I also think it matters whether the inflation is being driven by relative price changes due to world growth, or by excessive demand from interest rates that are too low and from stimulative fiscal policy. Implicit in the argument above, if I read it correctly, is that it’s the latter – it’s inflation from excessive liquidity and from stimulative fiscal policy, and if so, I agree that the inflation needs to be moderated as soon as it’s safe to do so.

But if the run-up in prices that we are seeing is the result of changes in relative prices driven by underlying fundamentals, then the case for active intervention to slow world demand to “sub-trend growth” is not as clear. While there may be reasons to limit the speed of adjustment and reduce the displacement of labor and other resources to a manageable level, trying to limit price changes that are driven by fundamentals mutes the signals that encourage conservation and the development of solutions to the energy problem (there is also the issue of externalities, but that’s a long discussion in and of itself).

This is something that’s been on my mind lately because it’s very clear that rising prices, even those driven by fundamentals, impose costs on people that they cannot avoid in the short-run, but may be able to absorb better in the long-run, so we don’t want to allow the adjustment to happen too fast, or we want to find a way to limit the damage by compensating those who are hurt. Hence, the “sub-trend growth” called for above might be optimal. But it’s also clear that high prices and the high profits that come with them serve as the markets equivalent of a prize for innovation – there are big profits waiting for successful innovators that are far, far greater than, say, the amounts McCain is talking about for inventing a better battery – and we don’t want to stand in the way of that process. The higher the price, the bigger the prize. So the key is, I think, to allow prices to rise quickly so as to encourage the needed adjustments, but be very aggressive in helping people make it through the transition, those who become unemployed, face high gas and food costs, etc. Unfortunately, however, I don’t think it’s reasonable to expect that the government will provide such help, at least not enough, not in the current political environment, and that means we’ll have to take it a bit slower, and look for other ways to encourage the necessary investment in solutions to the energy problem.

Originally published at Economist’s View and reproduced here with the author’s permission.

One Response to "All This Need Not End Horribly"

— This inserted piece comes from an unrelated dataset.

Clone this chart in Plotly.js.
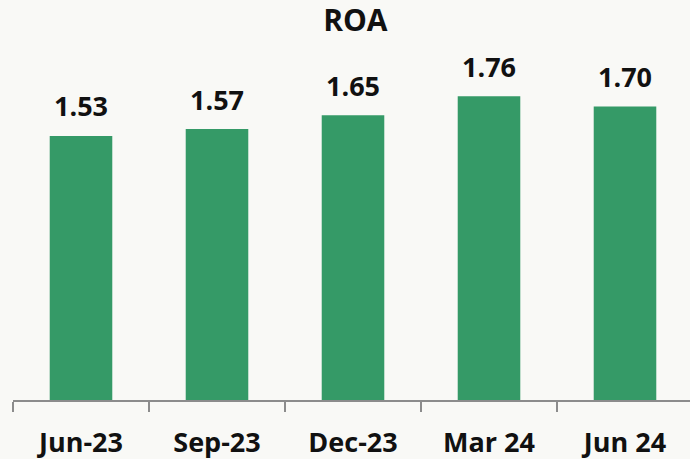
<!DOCTYPE html>
<html>
<head>
<meta charset="utf-8">
<script src="https://cdn.plot.ly/plotly-3.0.1.min.js"></script>
<style>html,body{margin:0;padding:0;background:#f9f9f6;}#chart{width:690px;height:459px;}</style>
</head>
<body>
<div id="chart"></div>
<script>
const categories = ["Jun-23", "Sep-23", "Dec-23", "Mar 24", "Jun 24"];
const roaValues = [1.53, 1.57, 1.65, 1.76, 1.70];
const valueLabels = ["1.53", "1.57", "1.65", "1.76", "1.70"];

const FONT = "Open Sans, Liberation Sans, Arial, sans-serif";

const trace = {
  type: "bar",
  x: categories,
  y: roaValues,
  marker: {color: "#359a67"},
  hoverinfo: "x+y"
};

const annotations = categories.map((c, i) => ({
  x: c, y: roaValues[i], xref: "x", yref: "y",
  text: valueLabels[i], showarrow: false,
  yanchor: "middle", yshift: 30,
  font: {family: FONT, size: 27, color: "#111111", weight: "bold"}
}));

const layout = {
  width: 690, height: 459,
  margin: {l: 13, r: 0, t: 0, b: 59},
  paper_bgcolor: "#f9f9f6",
  plot_bgcolor: "#f9f9f6",
  bargap: 0.54,
  showlegend: false,
  title: {
    text: "<b>ROA</b>",
    x: 0.515, xanchor: "center",
    y: 1 - 20/459, yanchor: "middle", yref: "container",
    font: {family: FONT, size: 30, color: "#111111"}
  },
  xaxis: {
    type: "category",
    range: [-0.5, -0.5 + 677/136],
    showline: true, linecolor: "#8c8c8c", linewidth: 2,
    ticks: "outside", tickson: "boundaries", ticklen: 10, tickwidth: 2, tickcolor: "#8c8c8c",
    ticklabelstandoff: 18,
    tickfont: {family: FONT, size: 27, color: "#111111", weight: "bold"},
    showgrid: false, zeroline: false, fixedrange: true
  },
  yaxis: {
    range: [0, 400/172.6],
    visible: false, showgrid: false, zeroline: false, fixedrange: true
  },
  annotations: annotations
};

Plotly.newPlot("chart", [trace], layout, {displayModeBar: false, staticPlot: true});
</script>
</body>
</html>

  1. kami   July 9, 2008 at 11:05 am

    What are some ways to ‘help people through the transition’? Thought it may sound counterintuitive, hiking Fed rates to support the dollar can help slow the global inflation that goes to China and emerging markets then swings back around the world to slap us in the face in the form of higher import and commodity prices. Another way to aid the transition would be to somehow make Priuses and other fuel-efficient vehicles more affordable for the young professional or lower-middle class already indebted with college loans and credit card debt and struggling with fuel prices. Used Priuses go for $20K – still too high a price tag for that demographic. Maybe raise the income tax deduction to hybrid car owners? I’d rather not give more of my money to the Federal government – it just goes to fight a silly war I never agreed with. Anyway, the point is I don’t want see oil prices raise inequality in the U.S. just because only the wealthy could afford the new fuel-efficient cars while the rest of us are stuck with the cheapest (yet still functioning) car we could find – usually gas-guzzling old cars from the 1980s for under $2000 – because borrowing costs are too high for us to afford better.